Charities Win Marketing Awards

November 4, 1999 | Read Time: 2 minutes

Four fund-raising appeals by World Vision, the Christian humanitarian organization that operates in more than 100 countries, dominated the honors won by charities in the 70th Annual International Echo Awards competition sponsored by the Direct Marketing Association, in New York.

Charities garnered nine trophies altogether: one Gold, five Silver, and three Bronze.

Seven of the awards honored direct-mail campaigns — including three by World Vision’s U.S. office and one by its British affiliate. Top honors went to a birthday-gift mailing intended to persuade the charity’s child sponsors — each of whom had already pledged $264 a year to help a particular needy child — to make additional gifts to finance other projects that would help not only the child but also his or her neighbors, playmates, and classmates. More than 7 of every 10 sponsors who received the mailing responded, generating some $1.9-million in net income from a campaign that cost $135,261 to produce.

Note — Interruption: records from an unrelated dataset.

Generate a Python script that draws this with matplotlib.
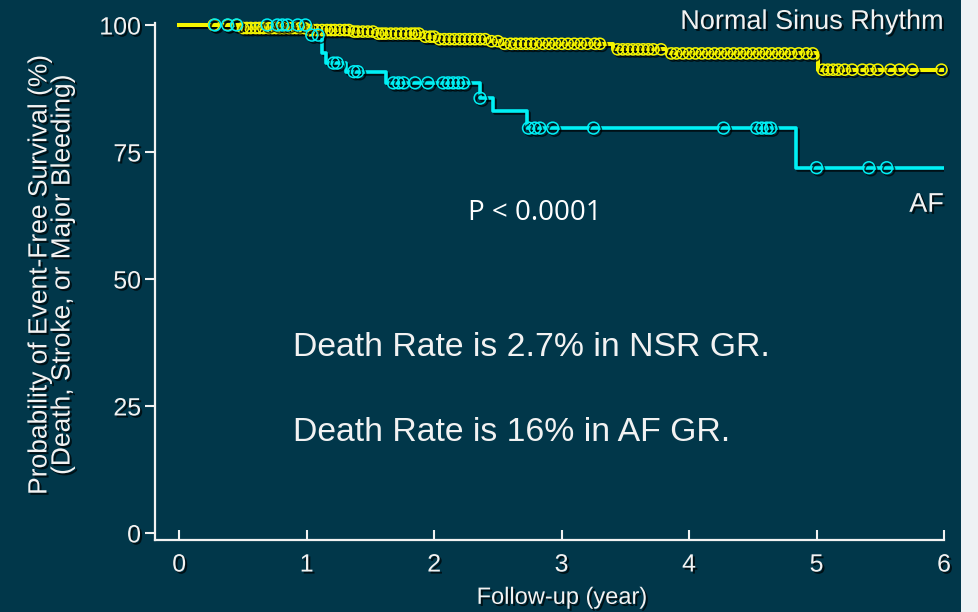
import matplotlib
matplotlib.use('Agg')
import matplotlib.pyplot as plt
import matplotlib.patheffects as pe
from matplotlib.patches import Rectangle
import numpy as np

# Kaplan-Meier steps (years, survival %)
nsr_t = [0.0, 0.48, 1.00, 1.34, 1.55, 1.91, 2.02, 2.42, 2.52, 3.40, 3.83, 5.01, 6.0]
nsr_s = [100.0, 99.4, 99.0, 98.7, 98.3, 97.7, 97.2, 96.8, 96.3, 95.2, 94.4, 91.2, 91.2]
nsr_cens = [0.27, 0.38, 0.45, 0.50, 0.53, 0.56, 0.60, 0.63, 0.66, 0.70, 0.73, 0.76,
            0.79, 0.82, 0.86, 0.89, 0.92, 0.95, 0.98, 1.02, 1.05, 1.08, 1.12, 1.16,
            1.19, 1.22, 1.26, 1.30, 1.33, 1.37, 1.40, 1.44, 1.48, 1.52, 1.56, 1.59,
            1.62, 1.66, 1.70, 1.74, 1.78, 1.82, 1.85, 1.88, 1.93, 1.97, 2.00, 2.04,
            2.08, 2.12, 2.16, 2.20, 2.24, 2.28, 2.32, 2.36, 2.40, 2.45, 2.50, 2.55,
            2.60, 2.64, 2.68, 2.72, 2.76, 2.80, 2.85, 2.90, 2.95, 3.00, 3.05, 3.10,
            3.15, 3.20, 3.26, 3.30, 3.44, 3.48, 3.52, 3.56, 3.60, 3.64, 3.68, 3.72,
            3.78, 3.86, 3.90, 3.95, 4.00, 4.05, 4.10, 4.15, 4.20, 4.25, 4.30, 4.35,
            4.40, 4.45, 4.50, 4.55, 4.60, 4.65, 4.70, 4.75, 4.80, 4.86, 4.92, 4.97,
            5.05, 5.09, 5.13, 5.17, 5.22, 5.28, 5.36, 5.42, 5.48, 5.58, 5.65, 5.75, 5.98]

af_t = [0.0, 1.00, 1.12, 1.15, 1.31, 1.62, 2.36, 2.46, 2.73, 4.84, 6.0]
af_s = [100.0, 98.0, 94.5, 92.5, 90.8, 88.6, 85.6, 83.1, 79.7, 71.9, 71.9]
af_cens = [0.28, 0.38, 0.45, 0.69, 0.77, 0.81, 0.85, 0.93, 0.99, 1.04, 1.09,
           1.21, 1.24, 1.37, 1.40, 1.68, 1.72, 1.76, 1.85, 1.95, 2.07, 2.11, 2.15,
           2.19, 2.23, 2.36, 2.74, 2.79, 2.83, 2.93, 3.25, 4.27, 4.53, 4.57, 4.61,
           4.64, 5.00, 5.41, 5.55]

xticks = [0, 1, 2, 3, 4, 5, 6]
yticks = [0, 25, 50, 75, 100]

bg = '#01374a'
fg = '#f2f2f2'
yellow = '#f5f500'
cyan = '#00f0f5'

txt_fx = [pe.withSimplePatchShadow(offset=(1.5, -1.5), shadow_rgbFace='black', alpha=0.7)]
line_fx = [pe.SimpleLineShadow(offset=(1.5, -1.5), shadow_color='black', alpha=0.7), pe.Normal()]
arial = ['Liberation Sans', 'DejaVu Sans']


def step_value(ts, ss, x):
    idx = np.searchsorted(ts, x, side='right') - 1
    return np.asarray(ss)[idx]


fig = plt.figure(figsize=(9.79, 6.12), dpi=100, facecolor=bg)
fig.patches.append(Rectangle((961 / 979, 0), 18 / 979, 1, transform=fig.transFigure,
                             facecolor='#eef2f4', edgecolor='none', zorder=0))
ax = fig.add_axes([155 / 979, 0.1176, 789 / 979, 0.8499])
ax.set_facecolor(bg)

ax.step(af_t, af_s, where='post', color=cyan, lw=2.6, zorder=3, path_effects=line_fx)
ax.step(nsr_t, nsr_s, where='post', color=yellow, lw=2.9, zorder=4, path_effects=line_fx)
ax.plot(nsr_cens, step_value(nsr_t, nsr_s, nsr_cens), 'o', mfc='none', mec=yellow,
        ms=8, mew=1.1, zorder=5, clip_on=False, path_effects=line_fx)
ax.plot(af_cens, step_value(af_t, af_s, af_cens), 'o', mfc='none', mec=cyan,
        ms=8.5, mew=1.1, zorder=6, clip_on=False, path_effects=line_fx)

ax.set_xlim(-0.19, 6.0)
ax.set_ylim(-1.4, 101)
for s in ['top', 'right']:
    ax.spines[s].set_visible(False)
for s in ['left', 'bottom']:
    ax.spines[s].set_color(fg)
    ax.spines[s].set_linewidth(1.6)
ax.spines['left'].set_bounds(-1.4, 100.4)
ax.spines['bottom'].set_bounds(-0.19, 6.0)

tick_font = {'family': arial, 'size': 18}
ax.set_xticks(xticks)
ax.set_yticks(yticks)
ax.set_xticklabels([str(v) for v in xticks], fontdict=tick_font, color=fg, path_effects=txt_fx)
ax.set_yticklabels([str(v) for v in yticks], fontdict=tick_font, color=fg, path_effects=txt_fx)
ax.tick_params(axis='x', direction='in', length=7, width=1.5, color=fg, pad=9)
ax.tick_params(axis='y', direction='out', length=7, width=1.5, color=fg, pad=3)

ax.set_xlabel('Follow-up (year)', family=arial, size=17, color=fg, path_effects=txt_fx)
ax.xaxis.set_label_coords(0.516, -0.09)
ax.set_ylabel('Probability of Event-Free Survival (%)\n(Death, Stroke, or Major Bleeding)',
              family=arial, size=19, color=fg, linespacing=0.95, path_effects=txt_fx)
ax.yaxis.set_label_coords(-0.102, 0.51)

ax.text(6.0, 100.6, 'Normal Sinus Rhythm', ha='right', va='center', color=fg,
        family=arial, size=19.5, path_effects=txt_fx)
ax.text(6.0, 64.6, 'AF', ha='right', va='center', color=fg,
        family=arial, size=19.5, path_effects=txt_fx)
ax.text(2.79, 63.0, 'P < 0.0001', ha='center', va='center', color='white',
        family=['Open Sans', 'DejaVu Sans'], size=20)
ax.text(0.894, 36.6, 'Death Rate is 2.7% in NSR GR.', ha='left', va='center', color=fg,
        family=arial, size=24.3)
ax.text(0.894, 19.7, 'Death Rate is 16% in AF GR.', ha='left', va='center', color=fg,
        family=arial, size=24.3)

fig.savefig('out.png', dpi=100, facecolor=bg)
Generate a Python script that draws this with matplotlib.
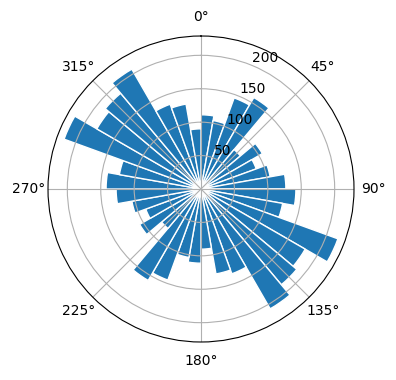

Another mailing — this one tied to Christmas — was also aimed at motivating sponsors to broaden their support beyond their sponsored children. Holiday cards featuring glittery star stickers, which donors could sign and return to their sponsored children, were accompanied by an appeal for extra money to help children who had not yet found sponsors. That appeal raised more than $1.6-million.

A third appeal, mailed to World Vision’s child sponsors in Britain, was aimed at reducing the costs incurred by sending a hodgepodge of Christmas gifts to sponsored children. The cost of shipping assorted gifts to children had climbed above $60,000 a year — and also was absorbing significant administrative time and labor. The new mailing included a standard gift — a drawing pad, pencils, and crayons — and a personalized card. More than half of the recipients responded, and net income totaled nearly $770,000.


The charity’s fourth mailing tested an appeal intended to attract new donors — a process World Vision normally conducts through television advertising. But by educating prospective donors about hunger and offering them a chance to sign a packet of pumpkin seeds and return it for distribution to needy families in Africa, the charity managed to attract more new donors, with higher average gifts, than it had done before.

Appeals by other charities combined various creative approaches to fund raising. Comic Relief cut through the clutter of charitable appeals with an evening spent “painting the town red” with other direct-marketing colleagues. The Sierra Club persuaded regular donors to give even more by making it easier for them to have access to club officials. And Montserrat Abbey successfully wooed what it hopes will be long-term donors by thanking them with a book, a stone from the mountain, and an image of Saint Mary of Montserrat.